In the typically male-dominated technology industry, founders have tended to hire and promote friends and people similar to them, making women vulnerable to all kinds of abuse, ranging from gaslighting mind-game abuse, to discrimination, inappropriate physical advances and lewd comments.
“The scale is sort of breathtaking,” says Kelly Dermody, an attorney who annually assists hundreds of women in tech and represents thousands across class-action lawsuits.
Startups are particularly vulnerable to these mis-steps. As small companies that have grown quickly from a handful of people, often young male executive from elite universities, to multinational companies in a few years, many have skirted employment laws and rejected HR practices, while fostering an informal and often disinhibited culture that encourages socialising and drinking.
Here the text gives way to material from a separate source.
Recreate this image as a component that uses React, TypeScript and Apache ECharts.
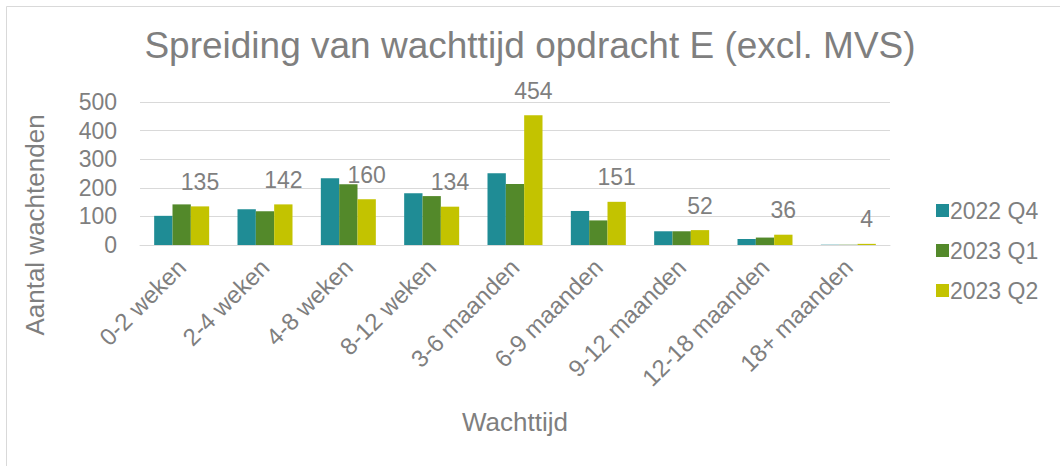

Without robust HR policies and procedures in place, sexual misconduct, discrimination and retaliation can thrive.
But problems among startups are by no means limited to companies led my men. Miki Agrawal, founder of Thinx, an underwear brand designed for women while they are on their period, stepped down as chief executive of the company after a sexual harassment lawsuit was brought against her.
Ms Agrawal, who also faced criticism from other employees for alleged erratic, unfair and abusive behaviour, was accused by the company’s former head of public relations, Chelsea Leibow, of changing clothes in front of employees and commentary on employees’ bodies.
Often the rot starts at the top and boards do opt to dismiss leaders whose management standards and personal judgment fall short. If a boss does not fundamentally understand what is and is not appropriate, then they are not fit to lead.
More women working in Silicon Valley are feeling emboldened to take their employers to court. Ellen Pao, former chief executive of Reddit, may have lost her landmark lawsuit for sexual discrimination against the venture capital firm Kleiner Perkins Caufield & Byers, but she triggered what has become known as the “Pao effect”.
Whitney Wolf, former marketing director at Tinder, followed up, hitting the company with a lawsuit for discrimination that included demeaning sexual comments. Ms Wolfe, who has since founded the successful women-led dating app Bumble, says she was also stripped her of her title as co-founder at Tinder, after allegedly being told that having a “24-year-old girl” as a co-founder made it “seem like a joke” and “devalued the company”.